■ Problem details ■
Determine which lines of the records include the word "script", and copy them.

■ Records shown ■

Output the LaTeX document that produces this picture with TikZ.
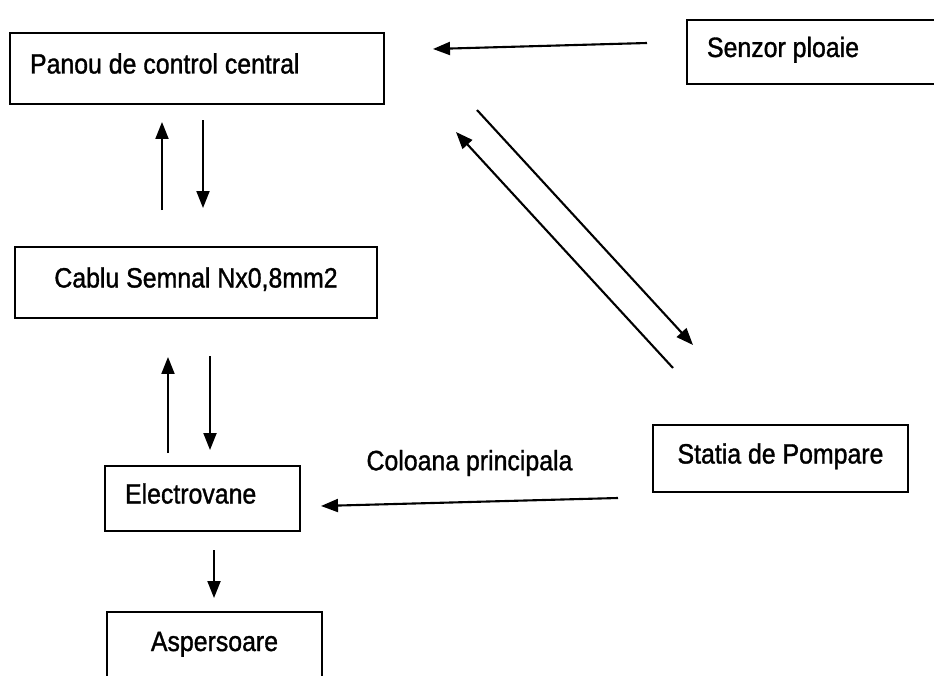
\documentclass[tikz,border=0pt]{standalone}
\usepackage{fontspec}
\setmainfont{Liberation Sans}[FakeStretch=0.89,FakeBold=1.2]
\usepackage{tikz}
\usetikzlibrary{arrows.meta}
\tikzset{
  % node options
  box/.style={rectangle,draw,line width=1.4pt,text height=0.4cm,text depth=0.2cm},
  boxleft/.style={box,align=flush left,inner xsep=0.4cm},
  label/.style={inner sep=0pt},
  % path options
  flow/.style={-{Triangle[length=0.34cm,width=0.26cm]},line width=1.2pt},
}

\begin{document}
\begin{tikzpicture}[x=0.02cm,y=-0.02cm,font=\fontsize{15.9}{19}\selectfont]
    \useasboundingbox (0,0) rectangle (934,676);
    \clip (0,0) rectangle (934,676);
    % boxes
    \node[boxleft,text width=6.68cm,minimum height=1.42cm] (panou) at (197,68.5) {Panou de control central};
    \node[boxleft,text width=4.66cm,minimum height=1.28cm] (senzor) at (823.5,52) {Senzor ploaie};
    \node[box,minimum width=7.24cm,minimum height=1.42cm] (cablu) at (196,282.5) {Cablu Semnal Nx0,8mm2};
    \node[box,minimum width=5.1cm,minimum height=1.34cm] (statia) at (780.5,458.5) {Statia de Pompare};
    \node[boxleft,text width=3.1cm,minimum height=1.3cm] (electro) at (202.5,498.5) {Electrovane};
    \node[box,minimum width=4.3cm,minimum height=1.36cm] (aspers) at (214.5,646) {Aspersoare};
    % arrow ends
    \coordinate (senzor-out) at (647,43);   \coordinate (panou-in) at (433,49);
    \coordinate (panou-down) at (203,120);  \coordinate (cablu-in) at (203,208);
    \coordinate (cablu-up) at (162,210);    \coordinate (panou-up) at (162,122);
    \coordinate (cablu-down) at (210,356);  \coordinate (electro-in) at (210,450);
    \coordinate (electro-up) at (168,453);  \coordinate (cablu-back) at (168,357);
    \coordinate (panou-diag) at (477,110);  \coordinate (statia-in) at (693,345);
    \coordinate (statia-diag) at (673,368); \coordinate (panou-back) at (456,132);
    \coordinate (statia-out) at (618,498);  \coordinate (electro-left) at (321,506);
    \coordinate (electro-out) at (214,550); \coordinate (aspers-in) at (214,598);
    % connections
    \draw[flow] (senzor-out) -- (panou-in);
    \draw[flow] (panou-down) -- (cablu-in);
    \draw[flow] (cablu-up) -- (panou-up);
    \draw[flow] (cablu-down) -- (electro-in);
    \draw[flow] (electro-up) -- (cablu-back);
    \draw[flow] (panou-diag) -- (statia-in);
    \draw[flow] (statia-diag) -- (panou-back);
    \draw[flow] (statia-out) -- node[label,midway,yshift=0.78cm] (coloana) {Coloana principala} (electro-left);
    \draw[flow] (electro-out) -- (aspers-in);
\end{tikzpicture}
\end{document}
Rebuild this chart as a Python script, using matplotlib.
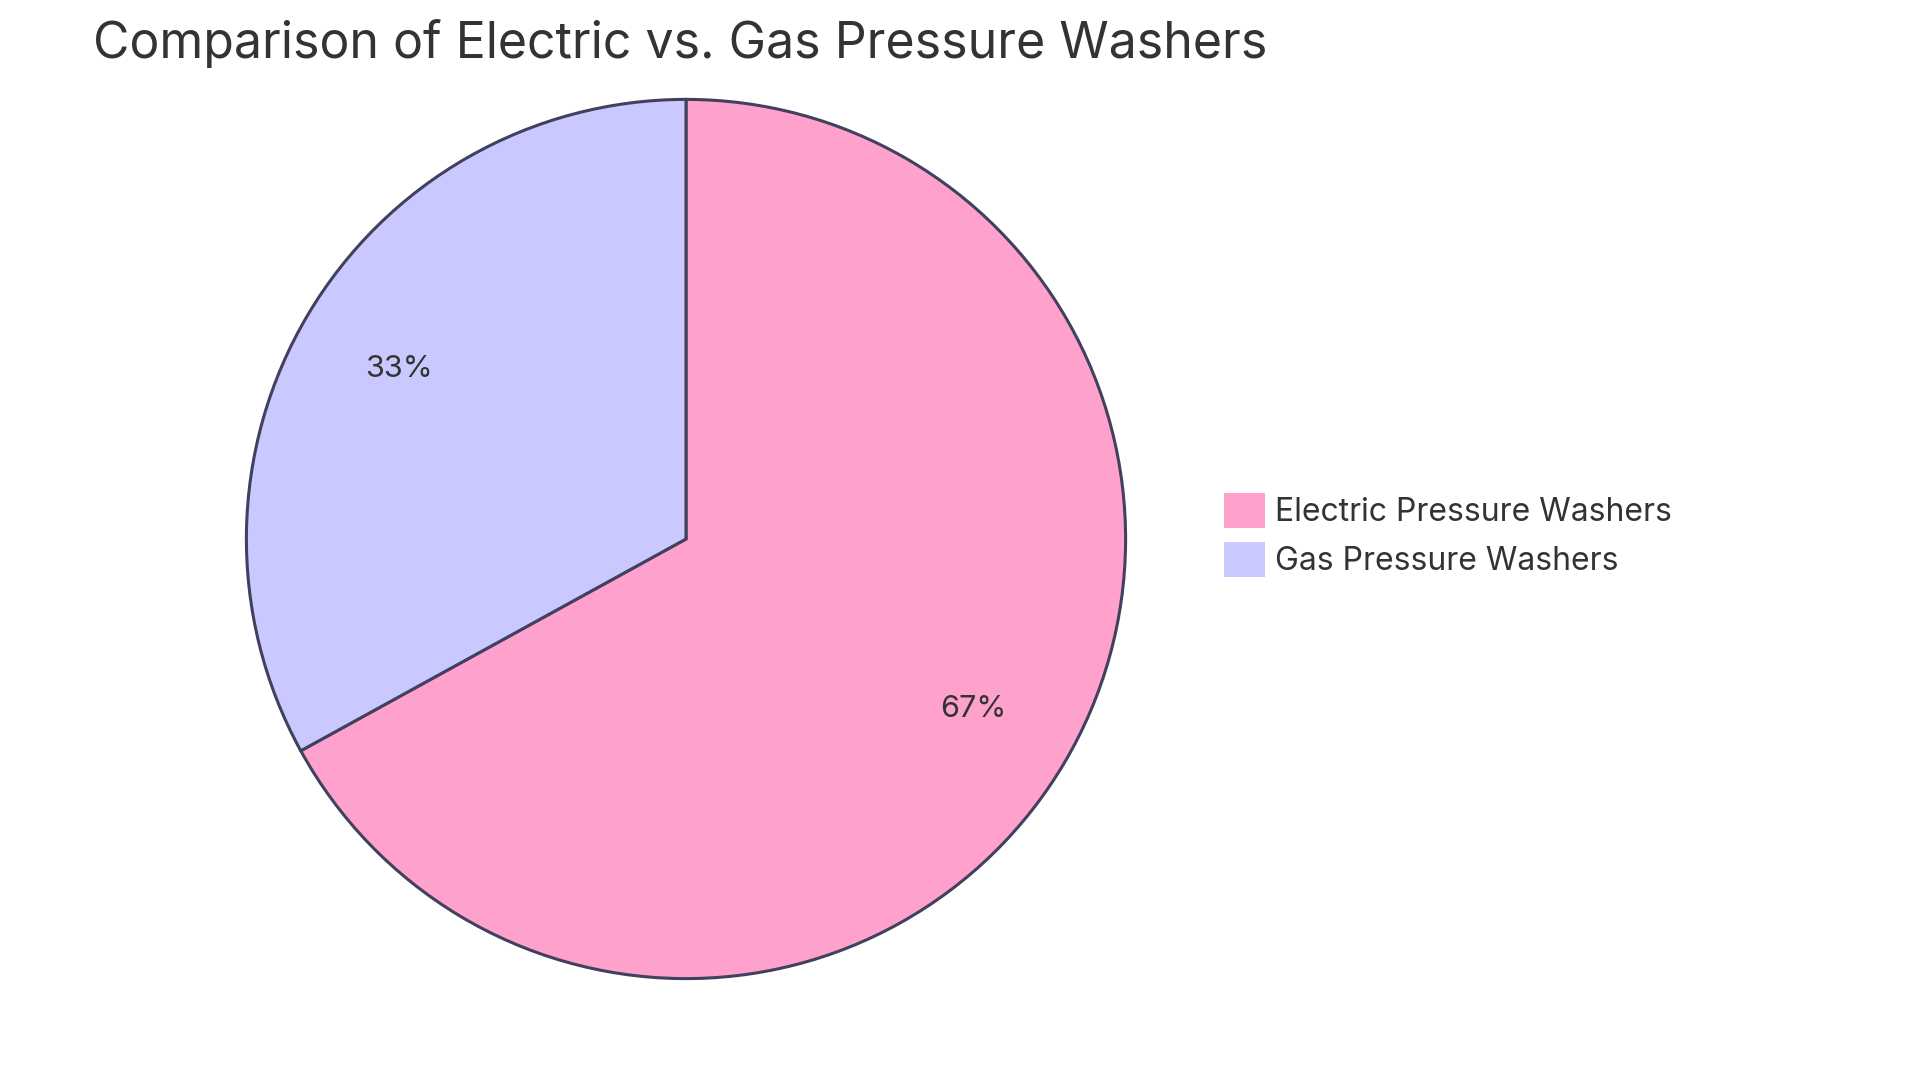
import matplotlib
matplotlib.use("Agg")
import matplotlib.pyplot as plt
from matplotlib.patches import Patch

labels = ["Electric Pressure Washers", "Gas Pressure Washers"]
values = [67, 33]
colors = ["#FFA1CD", "#C9C9FF"]

plt.rcParams['font.family'] = ['Inter', 'DejaVu Sans']
W, H = 1920, 1080
fig = plt.figure(figsize=(19.2, 10.8), dpi=100)
cx, cy, r = 686, 539, 444
ax = fig.add_axes([(cx - r) / W, (H - cy - r) / H, 2 * r / W, 2 * r / H])
ax.pie(values, colors=colors, startangle=90, counterclock=False,
       autopct='%1.0f%%', pctdistance=0.76,
       wedgeprops=dict(edgecolor="#41405E", linewidth=2.2),
       textprops=dict(fontsize=22, color="#333333"))
ax.set_aspect('equal')
ax.set_xlim(-1.01, 1.01); ax.set_ylim(-1.01, 1.01)
ax.axis('off')

fig.text(93 / W, 1 - 43 / H, "Comparison of Electric vs. Gas Pressure Washers",
         fontsize=36, color="#333333", va='center', ha='left')

handles = [Patch(facecolor=c, edgecolor='none') for c in colors]
fig.legend(handles, labels, loc='center left', bbox_to_anchor=(1195 / W, 1 - 535 / H),
           frameon=False, fontsize=23, labelcolor="#333333",
           handlelength=1.3, handleheight=1.3, handletextpad=0.3, labelspacing=0.45)

fig.savefig("out.png", dpi=100)
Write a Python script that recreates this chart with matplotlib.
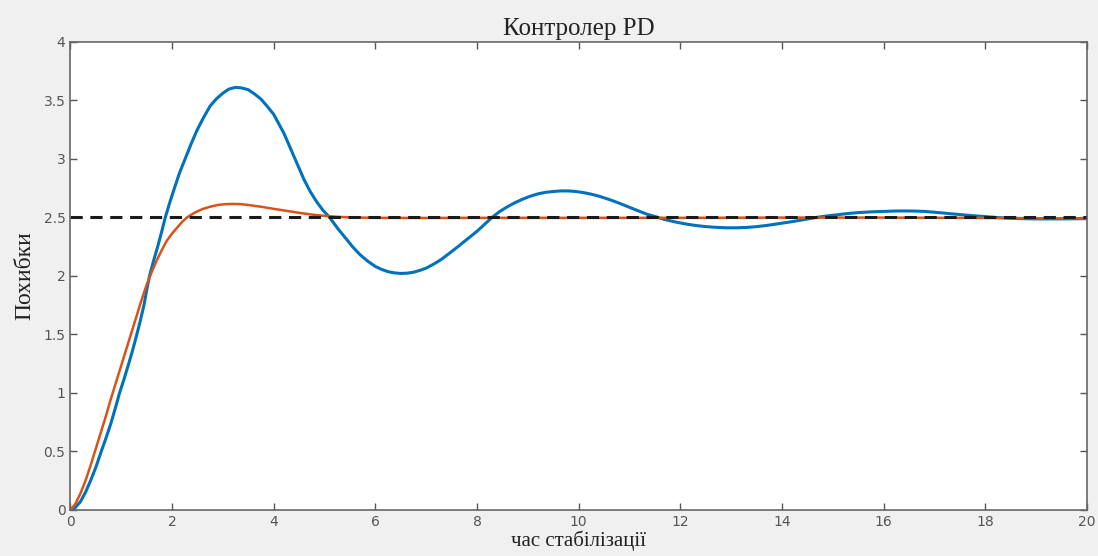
import matplotlib
matplotlib.use('Agg')
import matplotlib.pyplot as plt

# response with tuned PD (blue)
t_blue = [0.0, 0.1, 0.2, 0.3, 0.4, 0.5, 0.61, 0.7, 0.8, 0.9, 0.97, 1.06, 1.15, 1.23,
          1.31, 1.38, 1.45, 1.5, 1.56, 1.64, 1.72, 1.8, 1.87, 1.96, 2.05, 2.15, 2.26,
          2.38, 2.5, 2.62, 2.75, 2.87, 3.0, 3.12, 3.25, 3.37, 3.5, 3.62, 3.75, 3.87,
          4.0, 4.1, 4.2, 4.3, 4.4, 4.5, 4.6, 4.72, 4.85, 4.97, 5.1, 5.25, 5.4, 5.55,
          5.7, 5.85, 6.0, 6.12, 6.25, 6.37, 6.5, 6.62, 6.75, 6.87, 7.0, 7.15, 7.3,
          7.45, 7.6, 7.8, 8.0, 8.15, 8.3, 8.45, 8.6, 8.75, 8.9, 9.05, 9.2, 9.35, 9.5,
          9.65, 9.8, 9.95, 10.1, 10.25, 10.4, 10.6, 10.8, 11.0, 11.2, 11.35, 11.55,
          11.7, 11.9, 12.1, 12.3, 12.5, 12.7, 12.9, 13.1, 13.3, 13.5, 13.7, 13.9,
          14.1, 14.3, 14.5, 14.7, 14.9, 15.1, 15.3, 15.5, 15.75, 16.0, 16.2, 16.4,
          16.6, 16.8, 17.0, 17.2, 17.4, 17.6, 17.8, 18.0, 18.25, 18.5, 18.75, 19.0,
          19.5, 20.0]
y_blue = [0.0, 0.02, 0.07, 0.15, 0.25, 0.36, 0.5, 0.61, 0.74, 0.89, 1.0, 1.12, 1.25, 1.37,
          1.5, 1.62, 1.75, 1.87, 2.0, 2.13, 2.25, 2.38, 2.5, 2.63, 2.75, 2.88, 3.0,
          3.13, 3.25, 3.35, 3.45, 3.51, 3.56, 3.595, 3.61, 3.605, 3.59, 3.555, 3.51, 3.45,
          3.38, 3.3, 3.22, 3.12, 3.02, 2.92, 2.82, 2.72, 2.63, 2.56, 2.5, 2.41, 2.33, 2.25,
          2.18, 2.125, 2.08, 2.055, 2.035, 2.025, 2.02, 2.022, 2.03, 2.045, 2.065, 2.1, 2.14,
          2.19, 2.24, 2.31, 2.38, 2.44, 2.5, 2.55, 2.59, 2.625, 2.655, 2.68, 2.7, 2.713, 2.72,
          2.725, 2.725, 2.72, 2.71, 2.697, 2.68, 2.652, 2.62, 2.585, 2.55, 2.525, 2.5,
          2.48, 2.46, 2.443, 2.43, 2.42, 2.414, 2.41, 2.41, 2.413, 2.42, 2.43, 2.443,
          2.456, 2.47, 2.485, 2.5, 2.512, 2.522, 2.532, 2.54, 2.546, 2.55, 2.553, 2.554,
          2.553, 2.55, 2.543, 2.535, 2.527, 2.519, 2.512, 2.505, 2.497, 2.491, 2.488, 2.486,
          2.486, 2.488]

# response with other PD settings (orange)
t_orange = [0.0, 0.1, 0.2, 0.3, 0.4, 0.5, 0.6, 0.7, 0.8, 0.9, 1.0, 1.1, 1.2, 1.3, 1.4,
            1.5, 1.6, 1.7, 1.8, 1.9, 2.0, 2.1, 2.2, 2.3, 2.45, 2.6, 2.75, 2.9, 3.05,
            3.2, 3.35, 3.5, 3.75, 4.0, 4.25, 4.5, 4.75, 5.0, 5.25, 5.5, 6.0, 7.0, 8.0,
            10.0, 12.0, 14.0, 16.0, 18.0, 20.0]
y_orange = [0.0, 0.05, 0.14, 0.25, 0.38, 0.52, 0.66, 0.8, 0.95, 1.09, 1.23, 1.37, 1.51,
            1.65, 1.79, 1.92, 2.03, 2.13, 2.22, 2.3, 2.36, 2.41, 2.46, 2.5, 2.54, 2.57,
            2.59, 2.605, 2.612, 2.614, 2.612, 2.605, 2.59, 2.572, 2.555, 2.538, 2.523,
            2.512, 2.504, 2.499, 2.495, 2.494, 2.495, 2.495, 2.495, 2.497, 2.497, 2.494,
            2.49]

setpoint = 2.5
x_ticks = [0, 2, 4, 6, 8, 10, 12, 14, 16, 18, 20]
y_ticks = [0, 0.5, 1, 1.5, 2, 2.5, 3, 3.5, 4]
y_tick_labels = ['0', '0.5', '1', '1.5', '2', '2.5', '3', '3.5', '4']

fig = plt.figure(figsize=(10.98, 5.56), dpi=100, facecolor='#f0f0f0')
ax = fig.add_axes([0.064, 0.083, 0.926, 0.842])
ax.set_facecolor('white')

ax.plot(t_blue, y_blue, color='#0072BD', lw=2.2)
ax.plot(t_orange, y_orange, color='#D95319', lw=1.8)
ax.axhline(setpoint, color='#1a1a1a', lw=2.2, ls=(0, (4, 2.5)))

ax.set_xlim(0, 20)
ax.set_ylim(0, 4)
ax.set_xticks(x_ticks)
ax.set_yticks(y_ticks)
ax.set_yticklabels(y_tick_labels)
ax.tick_params(direction='in', length=5, width=1, top=True, right=True,
               colors='#555555', labelcolor='#555555', labelsize=10)
for s in ax.spines.values():
    s.set_color('#666666')
    s.set_linewidth(1.2)

serif = ['Liberation Serif', 'DejaVu Serif']
ax.set_title('Контролер PD', family=serif, fontsize=18, color='#222222', pad=5)
ax.set_ylabel('Похибки', family=serif, fontsize=17, color='#222222', labelpad=6)
ax.set_xlabel('час стабілізації', family=serif, fontsize=15, color='#222222', labelpad=1)

fig.savefig('out.png', dpi=100, facecolor=fig.get_facecolor())
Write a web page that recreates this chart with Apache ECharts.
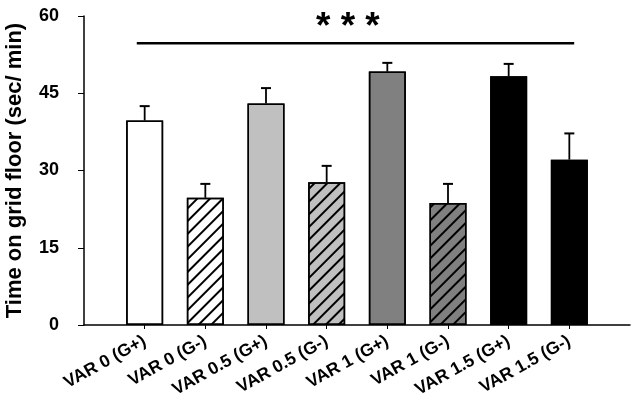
<!DOCTYPE html>
<html><head><meta charset="utf-8">
<script src="https://cdn.jsdelivr.net/npm/echarts@6/dist/echarts.min.js"></script>
<style>html,body{margin:0;padding:0;background:#fff}#c{width:641px;height:412px}</style>
</head><body><div id="c"></div>
<script>
var categories = ['VAR 0 (G+)','VAR 0 (G-)','VAR 0.5 (G+)','VAR 0.5 (G-)','VAR 1 (G+)','VAR 1 (G-)','VAR 1.5 (G+)','VAR 1.5 (G-)'];
var means = [39.7, 24.7, 43.0, 27.7, 49.2, 23.7, 48.3, 32.1];
var errors = [2.8, 2.7, 3.0, 3.2, 1.7, 3.7, 2.4, 5.1];
var fills = ['#ffffff','#ffffff','#c0c0c0','#c0c0c0','#808080','#808080','#000000','#000000'];
var hatched = [false,true,false,true,false,true,false,true];
var yTicks = [0,15,30,45,60];
var sigLine = [[0.87,54.7],[8.08,54.7]];
var sigText = '* * *';

var hatch = {symbol:'rect', symbolSize:1, color:'#000', backgroundColor:null, dashArrayX:[1,0], dashArrayY:[2,6.6], rotation:-Math.PI/4};
var barData = means.map(function(v,i){
  return {value:[i+1,v], itemStyle:{color:fills[i], borderColor:'#000', borderWidth:1.5, decal: hatched[i]?hatch:{symbol:'none'}}};
});
var errData = means.map(function(v,i){return [i+1, v, v+errors[i]];});
var chart = echarts.init(document.getElementById('c'));
chart.setOption({
  animation:false,
  aria:{enabled:true, decal:{show:true}},
  grid:{left:84, right:11, top:16, bottom:87, containLabel:false, outerBoundsMode:'none'},
  xAxis:{type:'value', min:0, max:9, interval:1,
    axisLine:{lineStyle:{color:'#000', width:1.5}},
    splitLine:{show:false},
    axisTick:{customValues:[1,2,3,4,5,6,7,8], length:4, lineStyle:{color:'#000'}},
    axisLabel:{customValues:[1,2,3,4,5,6,7,8], rotate:29, margin:15, color:'#000', fontWeight:'bold', fontSize:17.5, fontFamily:'Liberation Sans',
      formatter:function(v){return categories[Math.round(v)-1]||'';}}
  },
  yAxis:{type:'value', min:0, max:60, interval:15,
    name:'Time on grid floor (sec/ min)', nameLocation:'middle', nameGap:58,
    nameTextStyle:{color:'#000', fontWeight:'bold', fontSize:22, fontFamily:'Liberation Sans'},
    axisLine:{show:true, lineStyle:{color:'#000', width:1.5}},
    axisTick:{show:true, length:6, lineStyle:{color:'#000'}},
    splitLine:{show:false},
    axisLabel:{color:'#000', fontWeight:'bold', fontSize:18, fontFamily:'Liberation Sans', margin:25,
      formatter:function(v){return yTicks.indexOf(v)>=0?String(v):'';}}
  },
  series:[
    {type:'bar', data:barData, barWidth:37, silent:true},
    {type:'custom', data:errData, silent:true, z:1,
      renderItem:function(params, api){
        var x=api.value(0), lo=api.coord([x,api.value(1)]), hi=api.coord([x,api.value(2)]);
        return {type:'group', children:[
          {type:'line', shape:{x1:lo[0],y1:lo[1],x2:hi[0],y2:hi[1]}, style:{stroke:'#000', lineWidth:1.8}},
          {type:'line', shape:{x1:hi[0]-5,y1:hi[1],x2:hi[0]+5,y2:hi[1]}, style:{stroke:'#000', lineWidth:2}}
        ]};
      }},
    {type:'line', data:sigLine, symbol:'none', silent:true, lineStyle:{color:'#000', width:2.5}}
  ],
  graphic:[{type:'text', left:316, top:9, style:{text:sigText, fill:'#000', font:'bold 37px "Liberation Sans"'}}]
});
</script></body></html>
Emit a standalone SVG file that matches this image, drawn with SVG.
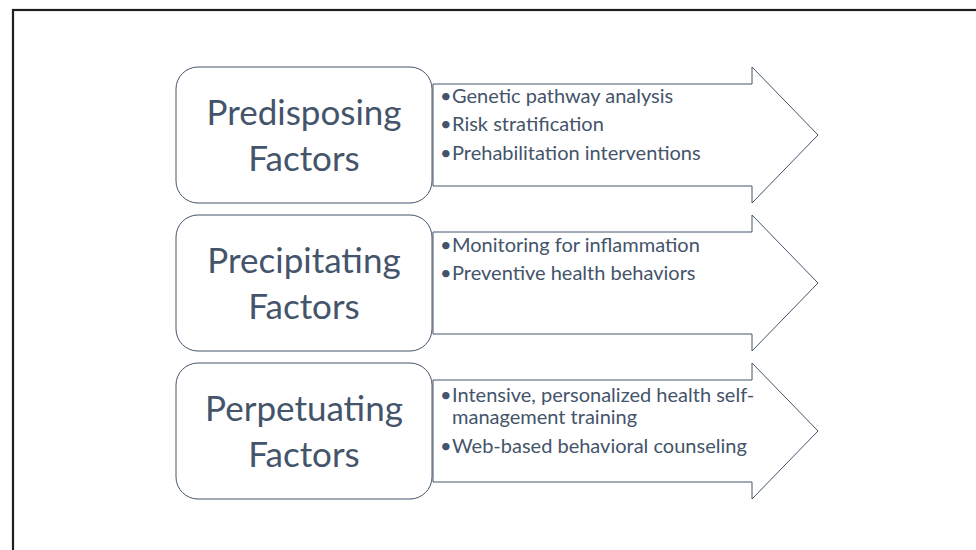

■ Right answer ■
Rebuild this chart as a Python script, using matplotlib.
Write a Python script that recreates this chart with matplotlib.
<script src="https://cdn.jsdelivr.net/npm/echarts@6/dist/echarts.min.js"></script>
<script>
</script></body></html>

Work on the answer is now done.